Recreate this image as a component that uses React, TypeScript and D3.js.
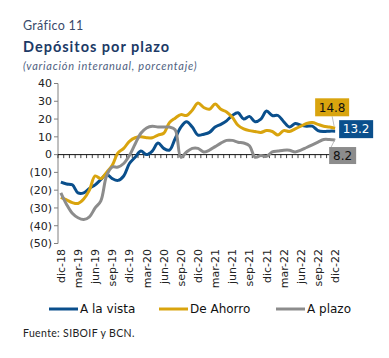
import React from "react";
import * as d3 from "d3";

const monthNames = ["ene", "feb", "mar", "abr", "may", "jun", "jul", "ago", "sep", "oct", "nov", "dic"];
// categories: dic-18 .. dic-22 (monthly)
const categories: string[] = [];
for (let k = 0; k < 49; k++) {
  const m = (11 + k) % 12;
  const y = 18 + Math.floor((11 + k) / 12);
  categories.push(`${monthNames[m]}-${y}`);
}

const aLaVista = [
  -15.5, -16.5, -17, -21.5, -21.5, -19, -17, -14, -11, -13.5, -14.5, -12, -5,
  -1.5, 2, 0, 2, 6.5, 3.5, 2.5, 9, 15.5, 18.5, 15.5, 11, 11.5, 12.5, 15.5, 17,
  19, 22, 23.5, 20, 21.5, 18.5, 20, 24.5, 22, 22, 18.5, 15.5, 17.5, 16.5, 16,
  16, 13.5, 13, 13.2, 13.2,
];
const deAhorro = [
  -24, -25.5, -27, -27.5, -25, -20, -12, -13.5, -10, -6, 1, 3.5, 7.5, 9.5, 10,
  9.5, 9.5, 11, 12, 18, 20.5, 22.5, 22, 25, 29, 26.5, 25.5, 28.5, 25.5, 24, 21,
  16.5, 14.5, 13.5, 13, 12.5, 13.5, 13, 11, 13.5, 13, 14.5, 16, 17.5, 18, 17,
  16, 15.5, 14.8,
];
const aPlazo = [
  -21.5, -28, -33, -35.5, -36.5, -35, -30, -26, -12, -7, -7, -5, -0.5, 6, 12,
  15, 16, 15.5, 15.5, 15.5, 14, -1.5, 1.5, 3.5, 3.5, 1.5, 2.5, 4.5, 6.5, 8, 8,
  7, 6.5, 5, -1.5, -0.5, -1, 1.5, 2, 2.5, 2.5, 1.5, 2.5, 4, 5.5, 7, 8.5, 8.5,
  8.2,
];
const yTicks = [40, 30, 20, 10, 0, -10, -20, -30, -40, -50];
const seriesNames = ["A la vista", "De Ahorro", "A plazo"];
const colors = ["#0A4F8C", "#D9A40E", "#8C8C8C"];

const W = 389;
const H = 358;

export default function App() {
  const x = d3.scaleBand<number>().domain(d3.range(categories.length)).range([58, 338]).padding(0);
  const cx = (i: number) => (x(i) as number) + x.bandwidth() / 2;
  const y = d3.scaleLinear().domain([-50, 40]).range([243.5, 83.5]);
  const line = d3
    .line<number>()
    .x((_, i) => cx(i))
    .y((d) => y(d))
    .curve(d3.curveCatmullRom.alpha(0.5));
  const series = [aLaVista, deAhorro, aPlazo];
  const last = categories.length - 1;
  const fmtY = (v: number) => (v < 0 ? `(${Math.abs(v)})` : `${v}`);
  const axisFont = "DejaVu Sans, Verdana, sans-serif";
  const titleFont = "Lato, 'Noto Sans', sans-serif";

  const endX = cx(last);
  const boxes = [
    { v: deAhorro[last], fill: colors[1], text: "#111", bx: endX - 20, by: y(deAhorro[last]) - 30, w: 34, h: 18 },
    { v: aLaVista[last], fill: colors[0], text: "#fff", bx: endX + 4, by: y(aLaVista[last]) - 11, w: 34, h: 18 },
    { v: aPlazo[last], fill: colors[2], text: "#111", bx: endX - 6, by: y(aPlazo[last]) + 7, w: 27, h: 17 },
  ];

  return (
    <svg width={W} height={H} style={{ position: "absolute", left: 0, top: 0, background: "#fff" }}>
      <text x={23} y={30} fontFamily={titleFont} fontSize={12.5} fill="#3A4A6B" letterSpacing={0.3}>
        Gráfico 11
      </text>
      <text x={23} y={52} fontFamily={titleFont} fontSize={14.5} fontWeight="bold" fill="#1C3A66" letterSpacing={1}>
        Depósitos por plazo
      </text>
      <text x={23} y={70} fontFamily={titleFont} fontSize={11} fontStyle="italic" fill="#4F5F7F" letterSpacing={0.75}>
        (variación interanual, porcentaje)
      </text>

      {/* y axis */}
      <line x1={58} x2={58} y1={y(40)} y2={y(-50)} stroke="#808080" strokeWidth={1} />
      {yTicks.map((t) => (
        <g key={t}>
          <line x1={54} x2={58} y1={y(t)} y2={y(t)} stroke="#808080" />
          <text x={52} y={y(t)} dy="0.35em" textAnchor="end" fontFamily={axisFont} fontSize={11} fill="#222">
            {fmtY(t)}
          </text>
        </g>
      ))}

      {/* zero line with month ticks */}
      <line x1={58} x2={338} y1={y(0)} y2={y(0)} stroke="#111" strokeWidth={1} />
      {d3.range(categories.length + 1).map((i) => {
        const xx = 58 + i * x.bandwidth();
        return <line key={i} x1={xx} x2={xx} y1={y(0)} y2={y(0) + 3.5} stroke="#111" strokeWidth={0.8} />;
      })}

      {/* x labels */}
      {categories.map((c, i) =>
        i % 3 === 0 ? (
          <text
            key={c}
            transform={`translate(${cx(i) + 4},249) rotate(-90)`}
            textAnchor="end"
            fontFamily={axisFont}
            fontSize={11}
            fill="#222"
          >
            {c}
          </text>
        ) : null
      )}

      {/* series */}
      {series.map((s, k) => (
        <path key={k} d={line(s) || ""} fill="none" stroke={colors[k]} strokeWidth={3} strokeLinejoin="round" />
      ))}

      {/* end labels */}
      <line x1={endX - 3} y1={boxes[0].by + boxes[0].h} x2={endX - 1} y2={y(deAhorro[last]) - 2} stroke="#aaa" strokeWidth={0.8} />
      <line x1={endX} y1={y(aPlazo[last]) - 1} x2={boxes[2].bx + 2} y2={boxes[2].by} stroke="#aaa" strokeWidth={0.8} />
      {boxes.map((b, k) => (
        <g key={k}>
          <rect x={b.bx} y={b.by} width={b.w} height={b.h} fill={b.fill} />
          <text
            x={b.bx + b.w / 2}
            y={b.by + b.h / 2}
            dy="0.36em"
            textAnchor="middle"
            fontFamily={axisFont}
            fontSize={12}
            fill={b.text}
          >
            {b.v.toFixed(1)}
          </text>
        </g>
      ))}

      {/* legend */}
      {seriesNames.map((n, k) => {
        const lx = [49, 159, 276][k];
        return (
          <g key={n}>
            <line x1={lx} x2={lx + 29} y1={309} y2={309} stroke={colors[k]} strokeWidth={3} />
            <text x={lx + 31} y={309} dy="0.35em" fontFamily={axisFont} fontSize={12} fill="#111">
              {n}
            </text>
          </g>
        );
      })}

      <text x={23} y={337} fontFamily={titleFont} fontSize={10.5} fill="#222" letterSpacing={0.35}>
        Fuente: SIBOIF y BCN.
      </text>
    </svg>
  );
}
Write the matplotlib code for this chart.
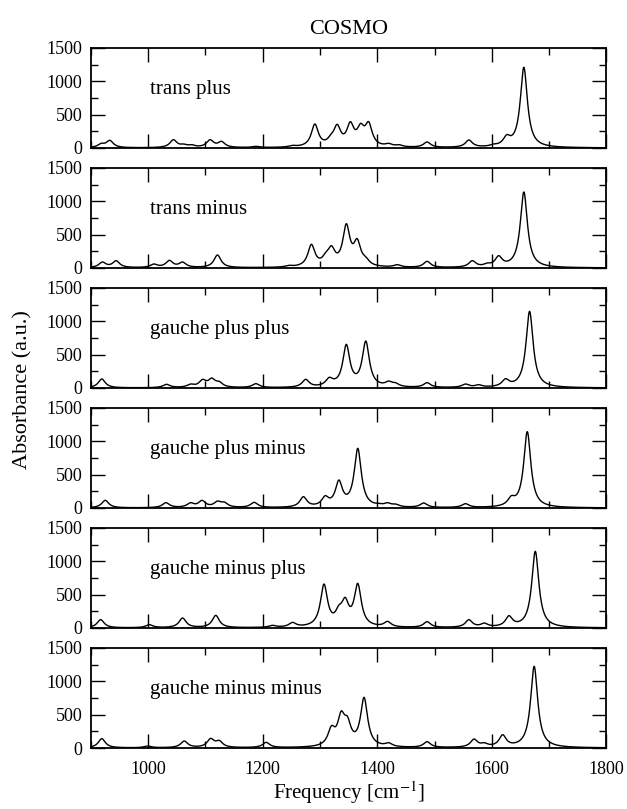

-.-.-

Output all the records, word for word, with no pictures in the copy.

**Answer below**
Recreate this image as a component that uses React, TypeScript and D3.js.
import React from "react";
import * as d3 from "d3";

const monthNames = ["ene", "feb", "mar", "abr", "may", "jun", "jul", "ago", "sep", "oct", "nov", "dic"];
// categories: dic-18 .. dic-22 (monthly)
const categories: string[] = [];
for (let k = 0; k < 49; k++) {
  const m = (11 + k) % 12;
  const y = 18 + Math.floor((11 + k) / 12);
  categories.push(`${monthNames[m]}-${y}`);
}

const aLaVista = [
  -15.5, -16.5, -17, -21.5, -21.5, -19, -17, -14, -11, -13.5, -14.5, -12, -5,
  -1.5, 2, 0, 2, 6.5, 3.5, 2.5, 9, 15.5, 18.5, 15.5, 11, 11.5, 12.5, 15.5, 17,
  19, 22, 23.5, 20, 21.5, 18.5, 20, 24.5, 22, 22, 18.5, 15.5, 17.5, 16.5, 16,
  16, 13.5, 13, 13.2, 13.2,
];
const deAhorro = [
  -24, -25.5, -27, -27.5, -25, -20, -12, -13.5, -10, -6, 1, 3.5, 7.5, 9.5, 10,
  9.5, 9.5, 11, 12, 18, 20.5, 22.5, 22, 25, 29, 26.5, 25.5, 28.5, 25.5, 24, 21,
  16.5, 14.5, 13.5, 13, 12.5, 13.5, 13, 11, 13.5, 13, 14.5, 16, 17.5, 18, 17,
  16, 15.5, 14.8,
];
const aPlazo = [
  -21.5, -28, -33, -35.5, -36.5, -35, -30, -26, -12, -7, -7, -5, -0.5, 6, 12,
  15, 16, 15.5, 15.5, 15.5, 14, -1.5, 1.5, 3.5, 3.5, 1.5, 2.5, 4.5, 6.5, 8, 8,
  7, 6.5, 5, -1.5, -0.5, -1, 1.5, 2, 2.5, 2.5, 1.5, 2.5, 4, 5.5, 7, 8.5, 8.5,
  8.2,
];
const yTicks = [40, 30, 20, 10, 0, -10, -20, -30, -40, -50];
const seriesNames = ["A la vista", "De Ahorro", "A plazo"];
const colors = ["#0A4F8C", "#D9A40E", "#8C8C8C"];

const W = 389;
const H = 358;

export default function App() {
  const x = d3.scaleBand<number>().domain(d3.range(categories.length)).range([58, 338]).padding(0);
  const cx = (i: number) => (x(i) as number) + x.bandwidth() / 2;
  const y = d3.scaleLinear().domain([-50, 40]).range([243.5, 83.5]);
  const line = d3
    .line<number>()
    .x((_, i) => cx(i))
    .y((d) => y(d))
    .curve(d3.curveCatmullRom.alpha(0.5));
  const series = [aLaVista, deAhorro, aPlazo];
  const last = categories.length - 1;
  const fmtY = (v: number) => (v < 0 ? `(${Math.abs(v)})` : `${v}`);
  const axisFont = "DejaVu Sans, Verdana, sans-serif";
  const titleFont = "Lato, 'Noto Sans', sans-serif";

  const endX = cx(last);
  const boxes = [
    { v: deAhorro[last], fill: colors[1], text: "#111", bx: endX - 20, by: y(deAhorro[last]) - 30, w: 34, h: 18 },
    { v: aLaVista[last], fill: colors[0], text: "#fff", bx: endX + 4, by: y(aLaVista[last]) - 11, w: 34, h: 18 },
    { v: aPlazo[last], fill: colors[2], text: "#111", bx: endX - 6, by: y(aPlazo[last]) + 7, w: 27, h: 17 },
  ];

  return (
    <svg width={W} height={H} style={{ position: "absolute", left: 0, top: 0, background: "#fff" }}>
      <text x={23} y={30} fontFamily={titleFont} fontSize={12.5} fill="#3A4A6B" letterSpacing={0.3}>
        Gráfico 11
      </text>
      <text x={23} y={52} fontFamily={titleFont} fontSize={14.5} fontWeight="bold" fill="#1C3A66" letterSpacing={1}>
        Depósitos por plazo
      </text>
      <text x={23} y={70} fontFamily={titleFont} fontSize={11} fontStyle="italic" fill="#4F5F7F" letterSpacing={0.75}>
        (variación interanual, porcentaje)
      </text>

      {/* y axis */}
      <line x1={58} x2={58} y1={y(40)} y2={y(-50)} stroke="#808080" strokeWidth={1} />
      {yTicks.map((t) => (
        <g key={t}>
          <line x1={54} x2={58} y1={y(t)} y2={y(t)} stroke="#808080" />
          <text x={52} y={y(t)} dy="0.35em" textAnchor="end" fontFamily={axisFont} fontSize={11} fill="#222">
            {fmtY(t)}
          </text>
        </g>
      ))}

      {/* zero line with month ticks */}
      <line x1={58} x2={338} y1={y(0)} y2={y(0)} stroke="#111" strokeWidth={1} />
      {d3.range(categories.length + 1).map((i) => {
        const xx = 58 + i * x.bandwidth();
        return <line key={i} x1={xx} x2={xx} y1={y(0)} y2={y(0) + 3.5} stroke="#111" strokeWidth={0.8} />;
      })}

      {/* x labels */}
      {categories.map((c, i) =>
        i % 3 === 0 ? (
          <text
            key={c}
            transform={`translate(${cx(i) + 4},249) rotate(-90)`}
            textAnchor="end"
            fontFamily={axisFont}
            fontSize={11}
            fill="#222"
          >
            {c}
          </text>
        ) : null
      )}

      {/* series */}
      {series.map((s, k) => (
        <path key={k} d={line(s) || ""} fill="none" stroke={colors[k]} strokeWidth={3} strokeLinejoin="round" />
      ))}

      {/* end labels */}
      <line x1={endX - 3} y1={boxes[0].by + boxes[0].h} x2={endX - 1} y2={y(deAhorro[last]) - 2} stroke="#aaa" strokeWidth={0.8} />
      <line x1={endX} y1={y(aPlazo[last]) - 1} x2={boxes[2].bx + 2} y2={boxes[2].by} stroke="#aaa" strokeWidth={0.8} />
      {boxes.map((b, k) => (
        <g key={k}>
          <rect x={b.bx} y={b.by} width={b.w} height={b.h} fill={b.fill} />
          <text
            x={b.bx + b.w / 2}
            y={b.by + b.h / 2}
            dy="0.36em"
            textAnchor="middle"
            fontFamily={axisFont}
            fontSize={12}
            fill={b.text}
          >
            {b.v.toFixed(1)}
          </text>
        </g>
      ))}

      {/* legend */}
      {seriesNames.map((n, k) => {
        const lx = [49, 159, 276][k];
        return (
          <g key={n}>
            <line x1={lx} x2={lx + 29} y1={309} y2={309} stroke={colors[k]} strokeWidth={3} />
            <text x={lx + 31} y={309} dy="0.35em" fontFamily={axisFont} fontSize={12} fill="#111">
              {n}
            </text>
          </g>
        );
      })}

      <text x={23} y={337} fontFamily={titleFont} fontSize={10.5} fill="#222" letterSpacing={0.35}>
        Fuente: SIBOIF y BCN.
      </text>
    </svg>
  );
}
Write the matplotlib code for this chart.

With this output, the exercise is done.